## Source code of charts

§ §

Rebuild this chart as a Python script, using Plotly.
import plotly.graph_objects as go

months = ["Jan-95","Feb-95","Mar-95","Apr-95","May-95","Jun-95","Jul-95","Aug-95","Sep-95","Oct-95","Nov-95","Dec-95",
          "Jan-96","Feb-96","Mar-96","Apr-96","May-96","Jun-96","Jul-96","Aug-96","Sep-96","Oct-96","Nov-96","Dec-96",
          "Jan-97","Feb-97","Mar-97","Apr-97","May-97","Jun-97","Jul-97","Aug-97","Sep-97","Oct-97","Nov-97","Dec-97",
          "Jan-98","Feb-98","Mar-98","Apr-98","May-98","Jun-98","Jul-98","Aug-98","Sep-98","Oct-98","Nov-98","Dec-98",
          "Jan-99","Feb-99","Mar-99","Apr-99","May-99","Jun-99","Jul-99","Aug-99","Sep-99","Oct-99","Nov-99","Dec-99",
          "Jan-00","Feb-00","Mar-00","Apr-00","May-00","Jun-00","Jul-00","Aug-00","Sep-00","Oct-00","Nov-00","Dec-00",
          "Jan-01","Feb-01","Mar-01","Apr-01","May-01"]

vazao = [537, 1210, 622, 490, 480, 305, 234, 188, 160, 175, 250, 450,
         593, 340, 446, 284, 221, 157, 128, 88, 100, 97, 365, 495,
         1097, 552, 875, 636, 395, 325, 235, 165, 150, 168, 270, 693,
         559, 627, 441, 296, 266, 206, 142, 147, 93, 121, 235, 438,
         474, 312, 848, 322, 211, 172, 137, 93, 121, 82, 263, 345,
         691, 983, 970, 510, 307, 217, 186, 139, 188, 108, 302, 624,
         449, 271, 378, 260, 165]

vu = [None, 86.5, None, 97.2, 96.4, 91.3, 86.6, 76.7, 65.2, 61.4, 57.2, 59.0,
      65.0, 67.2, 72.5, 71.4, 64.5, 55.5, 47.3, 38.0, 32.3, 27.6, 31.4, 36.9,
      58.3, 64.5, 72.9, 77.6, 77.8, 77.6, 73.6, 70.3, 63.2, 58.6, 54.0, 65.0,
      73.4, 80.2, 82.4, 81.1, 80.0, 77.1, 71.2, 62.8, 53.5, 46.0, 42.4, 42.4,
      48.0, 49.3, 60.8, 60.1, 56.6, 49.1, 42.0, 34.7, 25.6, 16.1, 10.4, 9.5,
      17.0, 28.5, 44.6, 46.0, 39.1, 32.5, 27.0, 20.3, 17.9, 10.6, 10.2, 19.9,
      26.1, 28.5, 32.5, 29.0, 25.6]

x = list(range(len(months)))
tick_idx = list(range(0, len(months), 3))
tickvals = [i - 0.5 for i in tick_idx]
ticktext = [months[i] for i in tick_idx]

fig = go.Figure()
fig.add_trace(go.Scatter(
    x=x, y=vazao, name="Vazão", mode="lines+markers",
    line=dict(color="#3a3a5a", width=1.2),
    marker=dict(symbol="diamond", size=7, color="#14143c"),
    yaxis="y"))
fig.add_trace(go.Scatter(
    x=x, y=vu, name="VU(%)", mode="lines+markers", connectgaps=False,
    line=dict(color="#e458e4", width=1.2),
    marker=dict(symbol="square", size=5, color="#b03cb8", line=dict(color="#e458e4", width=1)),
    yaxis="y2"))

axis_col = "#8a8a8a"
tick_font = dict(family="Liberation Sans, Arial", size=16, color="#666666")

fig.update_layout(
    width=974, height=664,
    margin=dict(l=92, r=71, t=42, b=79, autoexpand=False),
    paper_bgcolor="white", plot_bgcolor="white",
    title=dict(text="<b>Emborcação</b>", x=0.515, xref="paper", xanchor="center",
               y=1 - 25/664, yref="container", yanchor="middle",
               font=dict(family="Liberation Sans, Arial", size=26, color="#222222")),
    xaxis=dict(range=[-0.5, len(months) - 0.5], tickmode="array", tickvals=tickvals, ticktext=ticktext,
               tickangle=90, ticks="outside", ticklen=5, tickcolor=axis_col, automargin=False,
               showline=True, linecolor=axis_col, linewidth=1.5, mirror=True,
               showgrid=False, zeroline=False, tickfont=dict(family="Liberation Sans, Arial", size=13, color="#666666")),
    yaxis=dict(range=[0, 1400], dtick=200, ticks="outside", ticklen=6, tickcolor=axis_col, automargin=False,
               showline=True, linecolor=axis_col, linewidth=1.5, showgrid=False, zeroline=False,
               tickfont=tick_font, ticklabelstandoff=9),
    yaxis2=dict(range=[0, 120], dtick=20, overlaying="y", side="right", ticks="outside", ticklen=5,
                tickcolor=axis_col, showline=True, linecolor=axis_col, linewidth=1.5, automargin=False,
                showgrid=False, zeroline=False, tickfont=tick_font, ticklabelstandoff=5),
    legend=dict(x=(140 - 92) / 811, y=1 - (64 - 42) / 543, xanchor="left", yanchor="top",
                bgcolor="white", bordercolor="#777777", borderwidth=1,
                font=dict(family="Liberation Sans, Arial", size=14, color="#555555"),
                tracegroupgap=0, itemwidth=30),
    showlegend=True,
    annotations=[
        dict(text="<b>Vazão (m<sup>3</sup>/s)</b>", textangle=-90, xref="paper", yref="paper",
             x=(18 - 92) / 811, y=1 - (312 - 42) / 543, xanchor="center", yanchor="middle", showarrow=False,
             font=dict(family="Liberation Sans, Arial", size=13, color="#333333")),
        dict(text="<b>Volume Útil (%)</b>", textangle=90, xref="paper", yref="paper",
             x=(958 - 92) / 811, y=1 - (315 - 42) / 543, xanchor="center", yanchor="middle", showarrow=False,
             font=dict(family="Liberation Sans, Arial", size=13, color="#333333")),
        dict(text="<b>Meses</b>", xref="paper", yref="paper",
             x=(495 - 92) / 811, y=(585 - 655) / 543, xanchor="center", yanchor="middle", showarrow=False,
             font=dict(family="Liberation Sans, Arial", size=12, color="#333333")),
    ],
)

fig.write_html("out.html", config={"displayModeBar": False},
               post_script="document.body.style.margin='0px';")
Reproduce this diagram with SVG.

§ §

## WHAT THE EXERCISE ASKS
Select and copy every line from the records that includes the word "this".

## EXERCISE SOLUTION
Rebuild this chart as a Python script, using Plotly.
Reproduce this diagram with SVG.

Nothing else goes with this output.